§ INFORMATION SUPPLIED:
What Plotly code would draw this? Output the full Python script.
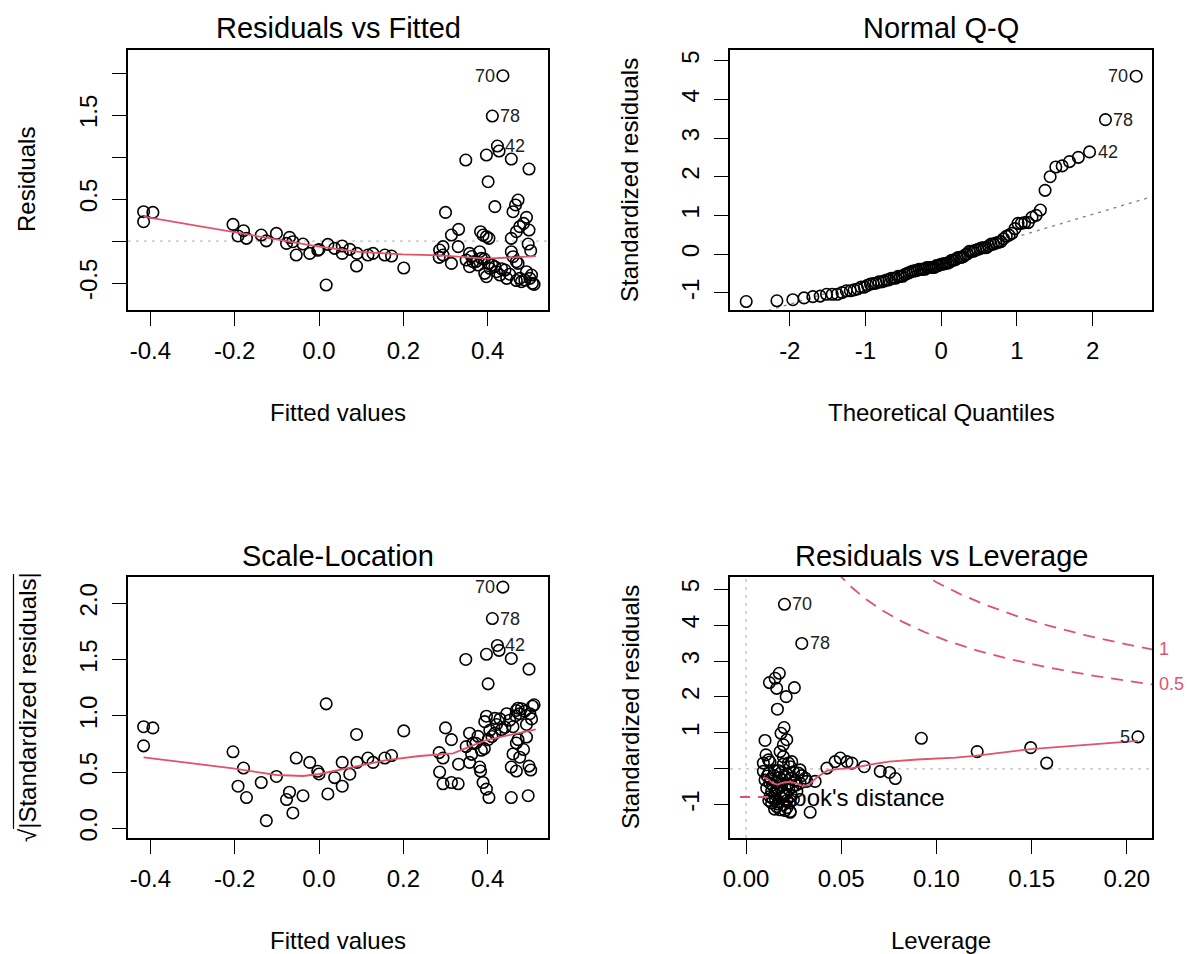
import numpy as np
import plotly.graph_objects as go
from statistics import NormalDist

W, H = 1187, 954

# ---------------- data ----------------
# Residuals vs Fitted: first three are observations 70, 78, 42
fitted = [
    0.436, 0.411, 0.423, 0.427, 0.348, 0.397, 0.456, 0.498, 0.401, 0.300,
    0.417, 0.472, 0.466, 0.460, 0.492, 0.485, 0.476, 0.468, 0.456, 0.498,
    0.331, 0.314, 0.383, 0.389, 0.397, 0.403, 0.496, 0.502, 0.294, 0.286,
    0.294, 0.285, 0.330, 0.314, 0.357, 0.349, 0.357, 0.365, 0.381, 0.385,
    0.377, 0.401, 0.405, 0.417, 0.421, 0.429, 0.441, 0.445, 0.456, 0.460,
    0.468, 0.472, 0.476, 0.488, 0.500, 0.506, 0.510, 0.480, 0.492, 0.504,
    0.393, 0.397, 0.362, 0.372, 0.392, 0.410, 0.433, 0.452, 0.468,
    -0.416, -0.394, -0.416,
    -0.204, -0.179, -0.192, -0.172, -0.137, -0.125, -0.101, -0.070, -0.077, -0.062,
    -0.054, -0.038, -0.022, 0.000, -0.003, 0.021, 0.017, 0.037, 0.055, 0.055,
    0.073, 0.090, 0.089, 0.116, 0.128, 0.156, 0.172, 0.201,
]
residuals = [
    1.968, 1.488, 1.131, 1.071, 0.964, 1.024, 0.976, 0.857, 0.706, 0.341,
    0.409, 0.488, 0.429, 0.349, 0.282, 0.210, 0.171, 0.111, 0.032, 0.131,
    0.139, 0.071, 0.111, 0.071, 0.052, 0.032, -0.036, -0.115, -0.067, -0.107,
    -0.167, -0.194, -0.067, -0.266, -0.147, -0.226, -0.306, -0.246, -0.127, -0.206,
    -0.286, -0.266, -0.325, -0.306, -0.365, -0.405, -0.345, -0.444, -0.127, -0.187,
    -0.246, -0.266, -0.444, -0.464, -0.444, -0.504, -0.516, -0.484, -0.365, -0.405,
    -0.385, -0.425, -0.185, -0.245, -0.215, -0.285, -0.330, -0.395, -0.470,
    0.349, 0.341, 0.230,
    0.198, 0.123, 0.060, 0.032, 0.071, 0.002, 0.091, 0.044, -0.028, -0.008,
    -0.167, -0.036, -0.147, -0.100, -0.110, -0.040, -0.524, -0.087, -0.060, -0.147,
    -0.099, -0.147, -0.298, -0.167, -0.147, -0.167, -0.179, -0.321,
]
id_labels = ["70", "78", "42"]
residual_scale = 0.428  # residual standard error

lowess_rf_x = [-0.416, -0.204, -0.101, 0.000, 0.096, 0.199, 0.286, 0.357, 0.397, 0.460, 0.514]
lowess_rf_y = [0.290, 0.111, 0.020, -0.067, -0.130, -0.159, -0.171, -0.200, -0.210, -0.194, -0.179]

lowess_sl_x = [-0.416, -0.204, -0.101, -0.038, 0.002, 0.081, 0.160, 0.239, 0.318, 0.357, 0.397, 0.514]
lowess_sl_y = [0.631, 0.533, 0.474, 0.465, 0.483, 0.548, 0.607, 0.643, 0.667, 0.726, 0.785, 0.880]

qqline_intercept = -0.13
qqline_slope = 0.58

# Residuals vs Leverage: first three are observations 70, 78, 5
leverage = [
    0.0202, 0.0293, 0.2058, 0.0175, 0.0153, 0.0123, 0.0161, 0.0254, 0.0211, 0.0165,
    0.0200, 0.0184, 0.0214, 0.0100, 0.0196, 0.0179, 0.0105, 0.0118, 0.0091, 0.0196,
    0.0223, 0.0240, 0.0284, 0.0311, 0.0319, 0.0363, 0.0425, 0.0468, 0.0495, 0.0530,
    0.0556, 0.0621, 0.0705, 0.0754, 0.0784, 0.0921, 0.1214, 0.1495, 0.1579, 0.0337,
    0.0232,
    0.0091, 0.0120, 0.0150, 0.0185, 0.0215, 0.0250, 0.0275, 0.0293, 0.0232, 0.0196,
    0.0126, 0.0100, 0.0130, 0.0160, 0.0190, 0.0220, 0.0255, 0.0284, 0.0140, 0.0175,
    0.0109, 0.0135, 0.0165, 0.0195, 0.0225, 0.0267, 0.0150, 0.0245, 0.0180, 0.0126,
    0.0155, 0.0185, 0.0215, 0.0249, 0.0170, 0.0140, 0.0200, 0.0135, 0.0161, 0.0179,
    0.0232, 0.0195, 0.0215, 0.0150, 0.0205, 0.0112, 0.0145, 0.0170, 0.0205, 0.0238,
    0.0262, 0.0125, 0.0158, 0.0188, 0.0212, 0.0228, 0.0168, 0.0120, 0.0240,
]
std_resid_lev = [
    4.58, 3.49, 0.89, 2.66, 2.52, 2.40, 2.24, 2.26, 2.01, 1.66,
    1.15, 0.99, 0.81, 0.79, 0.67, 0.48, 0.39, 0.25, 0.16, 0.34,
    0.16, 0.20, -0.03, -0.26, -0.35, -0.35, 0.02, 0.20, 0.30, 0.20,
    0.16, 0.06, -0.07, -0.10, -0.27, 0.85, 0.48, 0.59, 0.16, -1.21,
    -1.21,
    -0.07, -0.12, -0.05, -0.10, -0.15, -0.08, -0.12, -0.19, 0.06, 0.13,
    0.19, -0.31, -0.28, -0.38, -0.30, -0.42, -0.33, -0.40, -0.45, -0.25,
    -0.54, -0.62, -0.55, -0.66, -0.58, -0.63, -0.70, -0.50, -0.52, -0.77,
    -0.85, -0.80, -0.88, -0.86, -0.92, -0.82, -0.75, -0.95, -1.05, -1.14,
    -1.19, -1.00, -1.08, -1.12, -1.16, -0.20, -0.18, -0.05, -0.22, -0.27,
    -0.45, -0.40, -0.60, -0.45, -0.70, -0.95, -0.98, -0.88, -0.75,
]
lev_id_labels = ["70", "78", "5"]

lowess_lev_x = [0.0091, 0.0118, 0.0140, 0.0165, 0.0200, 0.0230, 0.0260, 0.0300, 0.0330,
                0.0370, 0.0425, 0.0490, 0.0560, 0.0650, 0.0750, 0.0900, 0.1100, 0.1214,
                0.1495, 0.1750, 0.2058]
lowess_lev_y = [-0.23, -0.30, -0.40, -0.44, -0.38, -0.36, -0.40, -0.48, -0.45,
                -0.25, -0.05, 0.00, 0.02, 0.12, 0.20, 0.26, 0.31, 0.37,
                0.55, 0.65, 0.78]

n_params = 3
cook_levels = [0.5, 1]

# ---------------- derived quantities ----------------
std_resid = [r / residual_scale for r in residuals]
sqrt_abs_std = [abs(s) ** 0.5 for s in std_resid]
n = len(std_resid)
order = sorted(range(n), key=lambda i: std_resid[i])
qq_y = [std_resid[i] for i in order]
qq_x = [NormalDist().inv_cdf((k + 0.5) / n) for k in range(n)]
qq_pos = {i: order.index(i) for i in range(n)}

# ---------------- style ----------------
FONT = "Liberation Sans, Arial, Helvetica, sans-serif"
RED = "#DF536B"
TICK_FS = 24
TITLE_FS = 29
LAB_FS = 24
ID_FS = 18

boxes = {
    1: ((128, 548), (50, 310)),
    2: ((730, 1152), (50, 310)),
    3: ((128, 548), (577, 838)),
    4: ((730, 1152), (577, 838)),
}
ranges = {
    1: ([-0.453, 0.543], [-0.821, 2.274]),
    2: ([-2.79, 2.785], [-1.443, 5.276]),
    3: ([-0.453, 0.543], [-0.086, 2.234]),
    4: ([-0.0084, 0.2132], [-1.925, 5.34]),
}
xticks = {
    1: ([-0.4, -0.2, 0.0, 0.2, 0.4], ["-0.4", "-0.2", "0.0", "0.2", "0.4"]),
    2: ([-2, -1, 0, 1, 2], ["-2", "-1", "0", "1", "2"]),
    3: ([-0.4, -0.2, 0.0, 0.2, 0.4], ["-0.4", "-0.2", "0.0", "0.2", "0.4"]),
    4: ([0, 0.05, 0.1, 0.15, 0.2], ["0.00", "0.05", "0.10", "0.15", "0.20"]),
}
yticks = {
    1: ([-0.5, 0, 0.5, 1, 1.5, 2], ["-0.5", "", "0.5", "", "1.5", ""]),
    2: ([-1, 0, 1, 2, 3, 4, 5], ["-1", "0", "1", "2", "3", "4", "5"]),
    3: ([0, 0.5, 1, 1.5, 2], ["0.0", "0.5", "1.0", "1.5", "2.0"]),
    4: ([-1, 0, 1, 2, 3, 4, 5], ["-1", "", "1", "2", "3", "4", "5"]),
}

fig = go.Figure()


def ax(k):
    s = "" if k == 1 else str(k)
    return "x" + s, "y" + s


def add_points(k, x, y):
    xa, ya = ax(k)
    fig.add_trace(go.Scatter(
        x=x, y=y, mode="markers", xaxis=xa, yaxis=ya, showlegend=False,
        marker=dict(symbol="circle-open", size=11.5, color="black",
                    line=dict(width=1.6, color="black")),
        hoverinfo="skip"))


def add_line(k, x, y, color, width, dash="solid"):
    xa, ya = ax(k)
    fig.add_trace(go.Scatter(
        x=x, y=y, mode="lines", xaxis=xa, yaxis=ya, showlegend=False,
        line=dict(color=color, width=width, dash=dash), hoverinfo="skip"))


def add_id(k, x, y, text, side):
    xa, ya = ax(k)
    fig.add_annotation(
        x=x, y=y, xref=xa, yref=ya, text=text, showarrow=False,
        xanchor="right" if side == "left" else "left", yanchor="middle",
        xshift=-6 if side == "left" else 6,
        font=dict(family=FONT, size=ID_FS, color="#222"))


DOT = "3px,5px"

# Panel 1: Residuals vs Fitted
add_line(1, ranges[1][0], [0, 0], "#BEBEBE", 1.3, DOT)
add_points(1, fitted, residuals)
add_line(1, lowess_rf_x, lowess_rf_y, RED, 1.8)
for i, (lab, side) in enumerate(zip(id_labels, ["left", "right", "right"])):
    add_id(1, fitted[i], residuals[i], lab, side)

# Panel 2: Normal Q-Q
qx = np.array(ranges[2][0])
add_line(2, qx, qqline_intercept + qqline_slope * qx, "#7F7F7F", 1.3, DOT)
add_points(2, qq_x, qq_y)
for i, (lab, side) in enumerate(zip(id_labels, ["left", "right", "right"])):
    p = qq_pos[i]
    add_id(2, qq_x[p], qq_y[p], lab, side)

# Panel 3: Scale-Location
add_points(3, fitted, sqrt_abs_std)
add_line(3, lowess_sl_x, lowess_sl_y, RED, 1.8)
for i, (lab, side) in enumerate(zip(id_labels, ["left", "right", "right"])):
    add_id(3, fitted[i], sqrt_abs_std[i], lab, side)

# Panel 4: Residuals vs Leverage
add_line(4, ranges[4][0], [0, 0], "#BEBEBE", 1.3, DOT)
add_line(4, [0, 0], ranges[4][1], "#BEBEBE", 1.3, DOT)
add_points(4, leverage, std_resid_lev)
add_line(4, lowess_lev_x, lowess_lev_y, RED, 1.8)
hmax = ranges[4][0][1]
hh = np.linspace(0.003, hmax, 300)
for lvl in cook_levels:
    cl = np.sqrt(lvl * n_params * (1 - hh) / hh)
    add_line(4, hh, cl, RED, 1.8, "12px,8px")
    add_line(4, hh, -cl, RED, 1.8, "12px,8px")
    fig.add_annotation(
        x=hmax, y=float(np.sqrt(lvl * n_params * (1 - hmax) / hmax)), xref="x4", yref="y4",
        text=str(lvl), showarrow=False, xanchor="left", yanchor="middle", xshift=5,
        font=dict(family=FONT, size=ID_FS, color=RED))
for i, (lab, side) in enumerate(zip(lev_id_labels, ["right", "right", "left"])):
    add_id(4, leverage[i], std_resid_lev[i], lab, side)

# Cook's distance legend (bottom-left of panel 4)
fig.add_shape(type="line", xref="paper", yref="paper",
              x0=740 / W, x1=768 / W, y0=1 - 797 / H, y1=1 - 797 / H,
              line=dict(color=RED, width=1.8, dash="10px,8px"))
fig.add_annotation(x=774 / W, y=1 - 797 / H, xref="paper", yref="paper",
                   text="Cook's distance", showarrow=False, xanchor="left", yanchor="middle",
                   font=dict(family=FONT, size=LAB_FS, color="black"))

# axes
layout = {}
for k in range(1, 5):
    (xl, xr), (yt, yb) = boxes[k]
    s = "" if k == 1 else str(k)
    common = dict(showgrid=False, zeroline=False, showline=True, mirror=True,
                  linecolor="black", linewidth=1.5, ticks="outside", ticklen=14,
                  tickwidth=1.3, tickcolor="black", automargin=False,
                  tickfont=dict(family=FONT, size=TICK_FS, color="black"))
    layout["xaxis" + s] = dict(domain=[xl / W, xr / W], range=ranges[k][0],
                               anchor="y" + s, tickmode="array",
                               tickvals=xticks[k][0], ticktext=xticks[k][1],
                               ticklabelstandoff=4, **common)
    layout["yaxis" + s] = dict(domain=[1 - yb / H, 1 - yt / H], range=ranges[k][1],
                               anchor="x" + s, tickmode="array",
                               tickvals=yticks[k][0], ticktext=yticks[k][1],
                               tickangle=-90, ticklabelstandoff=6, **common)

fig.update_layout(
    width=W, height=H, margin=dict(l=0, r=0, t=0, b=0),
    plot_bgcolor="white", paper_bgcolor="white", showlegend=False,
    font=dict(family=FONT, color="black"),
    **layout)

# titles and axis labels
titles = [("Residuals vs Fitted", 338, 28), ("Normal Q-Q", 941, 28),
          ("Scale-Location", 338, 556), ("Residuals vs Leverage", 941, 556)]
for t, x, y in titles:
    fig.add_annotation(x=x / W, y=1 - y / H, xref="paper", yref="paper", text=t,
                       showarrow=False, xanchor="center", yanchor="middle",
                       font=dict(family=FONT, size=TITLE_FS, color="black"))

xlabels = [("Fitted values", 338, 412), ("Theoretical Quantiles", 941, 412),
           ("Fitted values", 338, 940), ("Leverage", 941, 940)]
for t, x, y in xlabels:
    fig.add_annotation(x=x / W, y=1 - y / H, xref="paper", yref="paper", text=t,
                       showarrow=False, xanchor="center", yanchor="middle",
                       font=dict(family=FONT, size=LAB_FS, color="black"))

ylabels = [("Residuals", 27, 180), ("Standardized residuals", 630, 180),
           ("√|Standardized residuals|", 27, 707), ("Standardized residuals", 630, 707)]
for t, x, y in ylabels:
    fig.add_annotation(x=x / W, y=1 - y / H, xref="paper", yref="paper", text=t,
                       showarrow=False, xanchor="center", yanchor="middle", textangle=-90,
                       font=dict(family=FONT, size=LAB_FS, color="black"))

# overbar of the square-root sign on the Scale-Location axis label
fig.add_shape(type="line", xref="paper", yref="paper",
              x0=13.5 / W, x1=13.5 / W, y0=1 - 829 / H, y1=1 - 574 / H,
              line=dict(color="black", width=1.2))

fig.write_html("out.html")
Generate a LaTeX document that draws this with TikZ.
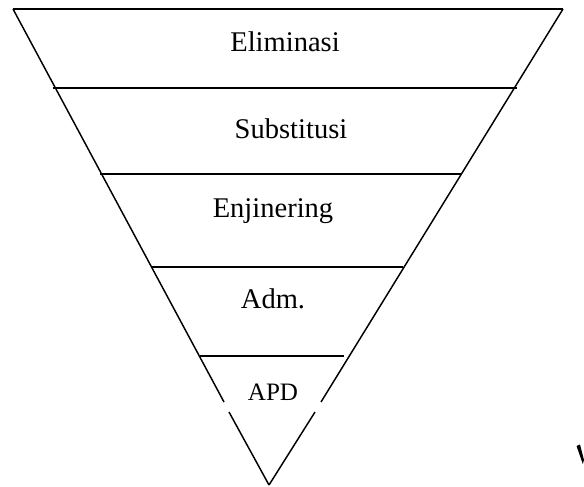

§ WHAT YOU HAVE TO DO: Take the lines from the start of the material to the line with "W, H = 1187, 954", both included, and transcribe them exactly without the pictures.

§ IN RESPONSE:
What Plotly code would draw this? Output the full Python script.
import numpy as np
import plotly.graph_objects as go
from statistics import NormalDist

W, H = 1187, 954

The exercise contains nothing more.